GIVEN PROBLEM: Return each line of the data below exactly, omitting any pictures.

DATA SECTION:
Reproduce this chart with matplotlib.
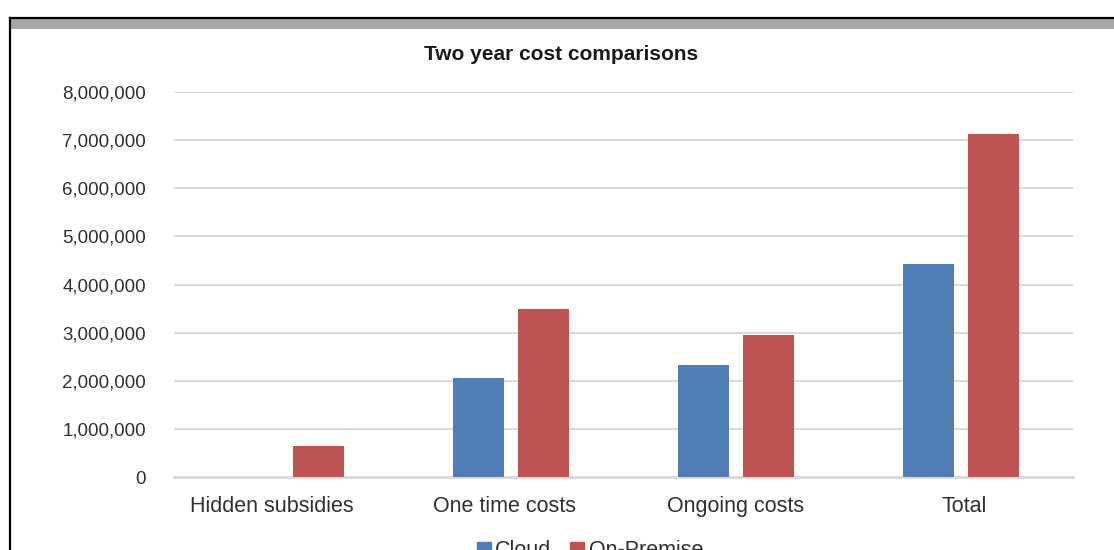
import matplotlib.pyplot as plt
import numpy as np
from matplotlib.patches import Rectangle, Patch
from matplotlib.ticker import FuncFormatter
from matplotlib.transforms import ScaledTranslation

# dados do gráfico
categorias = ["Hidden subsidies", "One time costs", "Ongoing costs", "Total"]
cloud = [0, 2060000, 2330000, 4430000]
on_premise = [640000, 3490000, 2950000, 7130000]
series = ["Cloud", "On-Premise"]

plt.rcParams['font.family'] = ['Liberation Sans', 'DejaVu Sans']
cor_texto = "#303030"
cor_cloud = "#4F7EB6"
cor_onprem = "#BE5451"

fig = plt.figure(figsize=(11.14, 5.5), dpi=100)
ax = fig.add_axes([174 / 1114, 1 - 477 / 550, 899 / 1114, 385 / 550])

x = np.arange(len(categorias))
largura = 0.227
desloc = 0.1446
ax.bar(x - desloc, cloud, largura, color=cor_cloud, zorder=3)
ax.bar(x + desloc, on_premise, largura, color=cor_onprem, zorder=3)

ax.set_xlim(-0.5, len(categorias) - 0.5)
ax.set_ylim(0, 8000000)
ax.set_yticks(np.arange(0, 8000001, 1000000))
ax.yaxis.set_major_formatter(FuncFormatter(lambda v, p: f"{int(v):,}"))
ax.set_xticks(x)
ax.set_xticklabels(categorias, fontsize=15.5, color=cor_texto)
ax.tick_params(axis='y', length=0, pad=20, labelsize=13.5, labelcolor=cor_texto)
ax.tick_params(axis='x', length=0, pad=13.5)

# no original os rótulos não ficam bem centrados
ajustes = [-15, -7, 0, 4]
for lbl, dx in zip(ax.get_xticklabels(), ajustes):
    lbl.set_transform(lbl.get_transform() + ScaledTranslation(dx / 100, 0, fig.dpi_scale_trans))

ax.grid(axis='y', color="#d9d9d9", linewidth=1.4, zorder=0)
for lado in ["top", "right", "left"]:
    ax.spines[lado].set_visible(False)
ax.spines["bottom"].set_color("#d9d9d9")
ax.spines["bottom"].set_linewidth(2)

fig.text(0.5035, 1 - 55 / 550, "Two year cost comparisons", ha="center", va="center",
         fontsize=15, fontweight="bold", color="#1a1a1a")

# moldura em volta
fig.patches.append(Rectangle((10 / 1114, 1 - 29 / 550), 1.0, 11 / 550, transform=fig.transFigure,
                             facecolor="#a6a6a8", edgecolor="none", zorder=1))
fig.add_artist(plt.Line2D([9.5 / 1114, 1], [1 - 17.5 / 550] * 2, color="black", lw=1.6, transform=fig.transFigure))
fig.add_artist(plt.Line2D([9.5 / 1114] * 2, [0, 1 - 17.5 / 550], color="black", lw=1.6, transform=fig.transFigure))

handles = [Patch(color=cor_cloud), Patch(color=cor_onprem)]
fig.legend(handles, series, loc="center", bbox_to_anchor=(0.5295, 1 - 551 / 550), ncol=2,
           frameon=False, fontsize=15.5, handlelength=0.65, handleheight=0.65,
           handletextpad=0.2, columnspacing=0.9, labelcolor=cor_texto)

fig.savefig("out.png", dpi=100)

SOLUTION:
Reproduce this chart with matplotlib.
import matplotlib.pyplot as plt
import numpy as np
from matplotlib.patches import Rectangle, Patch
from matplotlib.ticker import FuncFormatter
from matplotlib.transforms import ScaledTranslation

# dados do gráfico
categorias = ["Hidden subsidies", "One time costs", "Ongoing costs", "Total"]
cloud = [0, 2060000, 2330000, 4430000]
on_premise = [640000, 3490000, 2950000, 7130000]
series = ["Cloud", "On-Premise"]

plt.rcParams['font.family'] = ['Liberation Sans', 'DejaVu Sans']
cor_texto = "#303030"
cor_cloud = "#4F7EB6"
cor_onprem = "#BE5451"

fig = plt.figure(figsize=(11.14, 5.5), dpi=100)
ax = fig.add_axes([174 / 1114, 1 - 477 / 550, 899 / 1114, 385 / 550])

x = np.arange(len(categorias))
largura = 0.227
desloc = 0.1446
ax.bar(x - desloc, cloud, largura, color=cor_cloud, zorder=3)
ax.bar(x + desloc, on_premise, largura, color=cor_onprem, zorder=3)

ax.set_xlim(-0.5, len(categorias) - 0.5)
ax.set_ylim(0, 8000000)
ax.set_yticks(np.arange(0, 8000001, 1000000))
ax.yaxis.set_major_formatter(FuncFormatter(lambda v, p: f"{int(v):,}"))
ax.set_xticks(x)
ax.set_xticklabels(categorias, fontsize=15.5, color=cor_texto)
ax.tick_params(axis='y', length=0, pad=20, labelsize=13.5, labelcolor=cor_texto)
ax.tick_params(axis='x', length=0, pad=13.5)

# no original os rótulos não ficam bem centrados
ajustes = [-15, -7, 0, 4]
for lbl, dx in zip(ax.get_xticklabels(), ajustes):
    lbl.set_transform(lbl.get_transform() + ScaledTranslation(dx / 100, 0, fig.dpi_scale_trans))

ax.grid(axis='y', color="#d9d9d9", linewidth=1.4, zorder=0)
for lado in ["top", "right", "left"]:
    ax.spines[lado].set_visible(False)
ax.spines["bottom"].set_color("#d9d9d9")
ax.spines["bottom"].set_linewidth(2)

fig.text(0.5035, 1 - 55 / 550, "Two year cost comparisons", ha="center", va="center",
         fontsize=15, fontweight="bold", color="#1a1a1a")

# moldura em volta
fig.patches.append(Rectangle((10 / 1114, 1 - 29 / 550), 1.0, 11 / 550, transform=fig.transFigure,
                             facecolor="#a6a6a8", edgecolor="none", zorder=1))
fig.add_artist(plt.Line2D([9.5 / 1114, 1], [1 - 17.5 / 550] * 2, color="black", lw=1.6, transform=fig.transFigure))
fig.add_artist(plt.Line2D([9.5 / 1114] * 2, [0, 1 - 17.5 / 550], color="black", lw=1.6, transform=fig.transFigure))

handles = [Patch(color=cor_cloud), Patch(color=cor_onprem)]
fig.legend(handles, series, loc="center", bbox_to_anchor=(0.5295, 1 - 551 / 550), ncol=2,
           frameon=False, fontsize=15.5, handlelength=0.65, handleheight=0.65,
           handletextpad=0.2, columnspacing=0.9, labelcolor=cor_texto)

fig.savefig("out.png", dpi=100)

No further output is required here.